- **What you will do**: Write out again, exactly as they appear, the lines from the line with "Emit a web page" through the line with "const binWidth = 10;". Do not include any pictures.

- **Data records**:

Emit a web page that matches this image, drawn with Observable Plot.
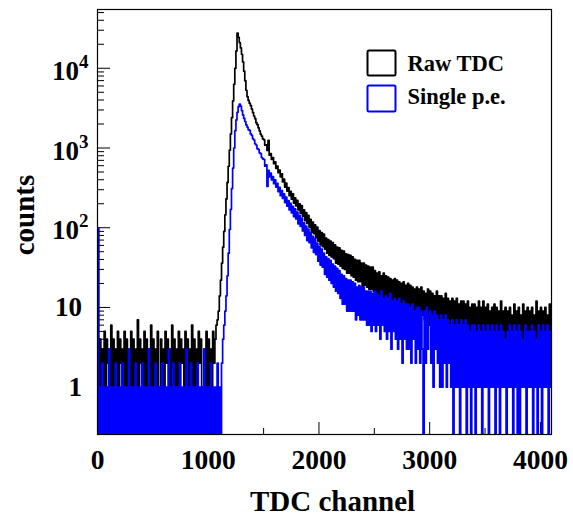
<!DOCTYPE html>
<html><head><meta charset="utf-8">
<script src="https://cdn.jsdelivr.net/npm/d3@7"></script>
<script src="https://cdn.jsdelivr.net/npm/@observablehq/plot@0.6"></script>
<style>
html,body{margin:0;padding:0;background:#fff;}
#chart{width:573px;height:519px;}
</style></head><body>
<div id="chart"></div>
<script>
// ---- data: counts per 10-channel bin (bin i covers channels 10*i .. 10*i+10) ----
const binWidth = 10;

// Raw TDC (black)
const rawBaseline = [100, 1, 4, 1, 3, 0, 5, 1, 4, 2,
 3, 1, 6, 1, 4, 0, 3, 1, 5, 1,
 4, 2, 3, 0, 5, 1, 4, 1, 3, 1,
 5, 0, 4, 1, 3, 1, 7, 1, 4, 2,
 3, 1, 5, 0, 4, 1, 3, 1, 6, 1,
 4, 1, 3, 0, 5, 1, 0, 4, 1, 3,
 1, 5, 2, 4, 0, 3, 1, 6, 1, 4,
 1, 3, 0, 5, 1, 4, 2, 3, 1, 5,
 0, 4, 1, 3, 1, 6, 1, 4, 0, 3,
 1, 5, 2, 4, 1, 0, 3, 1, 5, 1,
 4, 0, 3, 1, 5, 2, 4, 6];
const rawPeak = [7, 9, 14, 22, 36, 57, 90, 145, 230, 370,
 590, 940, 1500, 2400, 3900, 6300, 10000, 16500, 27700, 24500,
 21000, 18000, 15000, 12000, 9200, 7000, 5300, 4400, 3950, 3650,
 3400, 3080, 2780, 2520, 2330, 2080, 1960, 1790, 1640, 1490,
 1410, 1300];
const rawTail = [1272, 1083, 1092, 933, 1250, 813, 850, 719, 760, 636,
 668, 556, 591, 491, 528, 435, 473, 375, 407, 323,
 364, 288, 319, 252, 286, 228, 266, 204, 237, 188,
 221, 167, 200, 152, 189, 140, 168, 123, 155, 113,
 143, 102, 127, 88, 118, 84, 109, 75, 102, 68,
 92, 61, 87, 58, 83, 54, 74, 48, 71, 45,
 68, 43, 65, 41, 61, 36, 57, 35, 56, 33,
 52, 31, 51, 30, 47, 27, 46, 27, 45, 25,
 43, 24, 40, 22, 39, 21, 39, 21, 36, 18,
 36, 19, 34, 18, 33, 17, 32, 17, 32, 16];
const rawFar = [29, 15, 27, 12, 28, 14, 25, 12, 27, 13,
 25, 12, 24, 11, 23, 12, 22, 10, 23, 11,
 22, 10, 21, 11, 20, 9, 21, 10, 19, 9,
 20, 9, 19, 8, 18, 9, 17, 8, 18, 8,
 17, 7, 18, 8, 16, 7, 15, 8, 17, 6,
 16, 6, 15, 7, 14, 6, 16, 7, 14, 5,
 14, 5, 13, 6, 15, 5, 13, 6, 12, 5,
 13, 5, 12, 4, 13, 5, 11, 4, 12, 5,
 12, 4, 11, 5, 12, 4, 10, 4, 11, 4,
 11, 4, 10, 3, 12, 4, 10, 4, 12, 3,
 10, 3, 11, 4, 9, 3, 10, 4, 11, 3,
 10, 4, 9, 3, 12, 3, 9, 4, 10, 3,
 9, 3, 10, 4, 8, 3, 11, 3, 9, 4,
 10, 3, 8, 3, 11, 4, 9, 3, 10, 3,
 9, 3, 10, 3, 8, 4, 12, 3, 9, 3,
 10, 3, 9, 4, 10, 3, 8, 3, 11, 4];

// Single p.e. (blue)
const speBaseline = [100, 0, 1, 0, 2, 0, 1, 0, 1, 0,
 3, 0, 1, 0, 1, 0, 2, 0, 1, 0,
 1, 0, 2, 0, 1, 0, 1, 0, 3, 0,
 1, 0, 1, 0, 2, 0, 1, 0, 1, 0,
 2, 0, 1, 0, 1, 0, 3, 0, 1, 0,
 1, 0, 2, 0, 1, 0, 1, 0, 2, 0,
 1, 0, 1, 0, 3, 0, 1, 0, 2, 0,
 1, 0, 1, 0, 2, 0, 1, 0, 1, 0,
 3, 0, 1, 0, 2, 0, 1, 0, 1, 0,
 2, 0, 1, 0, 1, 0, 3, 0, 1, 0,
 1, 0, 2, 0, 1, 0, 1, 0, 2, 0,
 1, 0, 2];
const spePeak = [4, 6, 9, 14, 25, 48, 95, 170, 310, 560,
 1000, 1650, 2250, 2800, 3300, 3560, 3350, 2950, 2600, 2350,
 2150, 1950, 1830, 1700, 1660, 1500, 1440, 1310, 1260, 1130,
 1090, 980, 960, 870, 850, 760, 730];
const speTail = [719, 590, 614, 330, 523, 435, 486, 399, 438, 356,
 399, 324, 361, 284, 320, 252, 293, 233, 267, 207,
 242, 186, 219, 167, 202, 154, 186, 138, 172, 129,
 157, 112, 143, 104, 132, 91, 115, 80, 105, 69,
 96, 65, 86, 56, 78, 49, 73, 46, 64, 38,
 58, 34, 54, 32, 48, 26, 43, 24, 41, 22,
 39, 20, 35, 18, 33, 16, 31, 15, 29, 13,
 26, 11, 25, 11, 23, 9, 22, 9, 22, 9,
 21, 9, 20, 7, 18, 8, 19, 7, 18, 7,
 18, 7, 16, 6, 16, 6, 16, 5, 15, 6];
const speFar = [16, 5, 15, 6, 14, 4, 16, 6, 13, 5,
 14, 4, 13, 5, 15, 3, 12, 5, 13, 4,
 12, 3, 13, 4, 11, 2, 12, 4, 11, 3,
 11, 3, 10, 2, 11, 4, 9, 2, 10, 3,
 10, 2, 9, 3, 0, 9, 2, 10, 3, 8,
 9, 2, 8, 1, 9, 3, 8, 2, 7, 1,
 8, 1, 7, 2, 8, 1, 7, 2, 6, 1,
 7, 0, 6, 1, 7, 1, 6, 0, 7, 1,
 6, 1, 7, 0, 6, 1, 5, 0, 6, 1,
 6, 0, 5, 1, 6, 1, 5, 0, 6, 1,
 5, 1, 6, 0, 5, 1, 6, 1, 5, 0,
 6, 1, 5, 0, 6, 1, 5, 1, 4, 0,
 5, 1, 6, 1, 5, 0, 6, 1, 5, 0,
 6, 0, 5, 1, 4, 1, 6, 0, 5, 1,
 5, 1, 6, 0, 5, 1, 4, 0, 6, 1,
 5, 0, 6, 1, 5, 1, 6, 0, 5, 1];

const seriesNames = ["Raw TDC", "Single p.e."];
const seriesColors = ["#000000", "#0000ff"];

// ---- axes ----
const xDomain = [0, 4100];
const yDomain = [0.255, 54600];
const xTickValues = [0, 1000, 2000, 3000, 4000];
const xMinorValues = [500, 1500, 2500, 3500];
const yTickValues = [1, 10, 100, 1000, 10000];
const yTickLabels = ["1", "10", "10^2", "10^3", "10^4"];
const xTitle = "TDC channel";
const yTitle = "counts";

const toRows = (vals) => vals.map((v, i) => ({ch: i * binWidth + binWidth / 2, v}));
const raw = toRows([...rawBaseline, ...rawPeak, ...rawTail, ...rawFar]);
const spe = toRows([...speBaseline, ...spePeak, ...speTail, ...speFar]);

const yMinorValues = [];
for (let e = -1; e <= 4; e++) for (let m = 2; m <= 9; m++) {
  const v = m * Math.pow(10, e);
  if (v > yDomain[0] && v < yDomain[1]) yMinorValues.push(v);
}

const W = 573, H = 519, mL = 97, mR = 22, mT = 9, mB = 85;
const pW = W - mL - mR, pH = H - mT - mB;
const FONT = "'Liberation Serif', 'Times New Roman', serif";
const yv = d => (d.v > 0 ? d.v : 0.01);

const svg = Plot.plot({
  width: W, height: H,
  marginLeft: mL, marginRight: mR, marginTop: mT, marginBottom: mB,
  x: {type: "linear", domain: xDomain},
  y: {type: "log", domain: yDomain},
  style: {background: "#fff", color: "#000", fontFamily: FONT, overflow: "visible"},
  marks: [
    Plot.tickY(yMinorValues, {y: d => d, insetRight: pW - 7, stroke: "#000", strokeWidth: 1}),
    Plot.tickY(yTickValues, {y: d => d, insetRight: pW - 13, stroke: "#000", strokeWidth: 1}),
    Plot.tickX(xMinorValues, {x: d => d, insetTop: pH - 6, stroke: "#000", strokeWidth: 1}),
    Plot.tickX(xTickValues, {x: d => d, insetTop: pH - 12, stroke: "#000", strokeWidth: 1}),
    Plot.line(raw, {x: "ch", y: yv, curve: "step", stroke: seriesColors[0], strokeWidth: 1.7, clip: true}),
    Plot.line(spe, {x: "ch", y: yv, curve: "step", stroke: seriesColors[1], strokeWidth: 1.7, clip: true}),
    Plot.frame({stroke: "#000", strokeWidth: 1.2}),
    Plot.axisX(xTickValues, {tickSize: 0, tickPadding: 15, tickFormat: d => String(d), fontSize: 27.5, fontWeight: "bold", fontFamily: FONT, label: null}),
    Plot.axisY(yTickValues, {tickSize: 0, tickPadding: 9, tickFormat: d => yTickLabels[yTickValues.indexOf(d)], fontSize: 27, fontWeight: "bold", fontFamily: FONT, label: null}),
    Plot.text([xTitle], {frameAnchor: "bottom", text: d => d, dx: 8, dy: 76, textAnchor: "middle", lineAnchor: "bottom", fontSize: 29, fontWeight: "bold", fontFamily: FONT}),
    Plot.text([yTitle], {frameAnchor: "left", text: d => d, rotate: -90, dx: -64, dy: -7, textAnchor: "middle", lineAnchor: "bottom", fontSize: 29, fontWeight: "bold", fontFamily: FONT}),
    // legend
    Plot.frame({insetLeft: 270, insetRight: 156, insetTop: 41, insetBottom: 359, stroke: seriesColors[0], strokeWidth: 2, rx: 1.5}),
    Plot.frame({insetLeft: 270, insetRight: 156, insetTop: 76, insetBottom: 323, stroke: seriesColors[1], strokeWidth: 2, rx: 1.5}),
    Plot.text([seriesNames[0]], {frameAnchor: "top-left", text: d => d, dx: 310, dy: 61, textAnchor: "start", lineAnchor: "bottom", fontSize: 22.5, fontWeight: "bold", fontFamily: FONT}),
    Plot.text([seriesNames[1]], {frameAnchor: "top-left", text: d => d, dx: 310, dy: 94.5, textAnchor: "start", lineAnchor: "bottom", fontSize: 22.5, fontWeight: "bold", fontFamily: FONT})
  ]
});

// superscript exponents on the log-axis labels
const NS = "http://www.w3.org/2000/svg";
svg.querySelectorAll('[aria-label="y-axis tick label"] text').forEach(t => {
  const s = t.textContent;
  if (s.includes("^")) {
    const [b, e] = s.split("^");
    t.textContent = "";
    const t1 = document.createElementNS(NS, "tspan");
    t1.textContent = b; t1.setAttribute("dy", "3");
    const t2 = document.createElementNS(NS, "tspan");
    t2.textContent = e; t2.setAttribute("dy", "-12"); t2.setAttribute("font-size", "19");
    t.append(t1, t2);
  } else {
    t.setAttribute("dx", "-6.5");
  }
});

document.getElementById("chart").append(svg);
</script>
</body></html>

...

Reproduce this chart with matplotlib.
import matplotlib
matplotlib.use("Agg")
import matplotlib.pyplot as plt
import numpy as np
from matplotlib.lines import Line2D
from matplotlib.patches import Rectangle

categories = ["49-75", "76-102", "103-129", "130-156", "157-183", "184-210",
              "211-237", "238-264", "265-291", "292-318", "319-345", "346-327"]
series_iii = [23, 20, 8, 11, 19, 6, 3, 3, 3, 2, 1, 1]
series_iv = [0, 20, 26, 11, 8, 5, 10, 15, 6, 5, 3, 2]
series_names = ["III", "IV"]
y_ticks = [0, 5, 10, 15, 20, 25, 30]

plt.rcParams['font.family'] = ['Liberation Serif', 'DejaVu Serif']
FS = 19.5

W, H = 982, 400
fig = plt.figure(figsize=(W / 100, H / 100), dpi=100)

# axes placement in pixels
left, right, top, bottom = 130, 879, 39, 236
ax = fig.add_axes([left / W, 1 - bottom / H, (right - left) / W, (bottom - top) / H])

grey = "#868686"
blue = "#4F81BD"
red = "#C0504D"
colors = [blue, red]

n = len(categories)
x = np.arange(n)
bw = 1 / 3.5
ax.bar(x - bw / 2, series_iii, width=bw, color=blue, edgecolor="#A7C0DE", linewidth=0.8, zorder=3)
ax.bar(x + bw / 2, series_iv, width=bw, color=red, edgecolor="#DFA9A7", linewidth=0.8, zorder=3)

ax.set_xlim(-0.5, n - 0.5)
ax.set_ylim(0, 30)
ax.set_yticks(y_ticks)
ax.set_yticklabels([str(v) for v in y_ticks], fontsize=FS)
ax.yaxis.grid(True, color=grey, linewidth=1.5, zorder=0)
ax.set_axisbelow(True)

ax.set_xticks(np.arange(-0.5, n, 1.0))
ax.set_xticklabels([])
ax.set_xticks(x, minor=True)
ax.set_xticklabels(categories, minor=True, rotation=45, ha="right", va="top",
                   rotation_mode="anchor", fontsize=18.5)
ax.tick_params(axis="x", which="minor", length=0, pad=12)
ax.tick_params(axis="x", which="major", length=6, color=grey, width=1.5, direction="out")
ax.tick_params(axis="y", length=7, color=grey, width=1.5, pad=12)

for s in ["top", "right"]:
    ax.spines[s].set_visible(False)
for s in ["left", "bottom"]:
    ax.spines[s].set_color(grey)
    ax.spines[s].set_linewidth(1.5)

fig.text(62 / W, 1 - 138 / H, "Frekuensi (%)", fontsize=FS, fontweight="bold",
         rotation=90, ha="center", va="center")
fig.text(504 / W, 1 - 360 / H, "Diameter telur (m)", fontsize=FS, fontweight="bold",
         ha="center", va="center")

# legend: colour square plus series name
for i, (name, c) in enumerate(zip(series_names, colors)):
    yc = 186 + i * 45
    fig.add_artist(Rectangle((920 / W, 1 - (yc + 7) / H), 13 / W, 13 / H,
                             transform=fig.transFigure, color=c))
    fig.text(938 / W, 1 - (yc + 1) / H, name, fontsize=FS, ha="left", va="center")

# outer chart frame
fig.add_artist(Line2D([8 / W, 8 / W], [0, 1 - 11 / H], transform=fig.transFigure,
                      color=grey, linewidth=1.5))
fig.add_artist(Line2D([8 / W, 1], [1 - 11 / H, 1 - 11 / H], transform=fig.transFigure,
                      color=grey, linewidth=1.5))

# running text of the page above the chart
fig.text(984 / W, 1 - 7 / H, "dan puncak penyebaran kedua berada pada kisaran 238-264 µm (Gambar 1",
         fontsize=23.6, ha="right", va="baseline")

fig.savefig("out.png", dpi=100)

- **Worked answer**:
Emit a web page that matches this image, drawn with Observable Plot.
<!DOCTYPE html>
<html><head><meta charset="utf-8">
<script src="https://cdn.jsdelivr.net/npm/d3@7"></script>
<script src="https://cdn.jsdelivr.net/npm/@observablehq/plot@0.6"></script>
<style>
html,body{margin:0;padding:0;background:#fff;}
#chart{width:573px;height:519px;}
</style></head><body>
<div id="chart"></div>
<script>
// ---- data: counts per 10-channel bin (bin i covers channels 10*i .. 10*i+10) ----
const binWidth = 10;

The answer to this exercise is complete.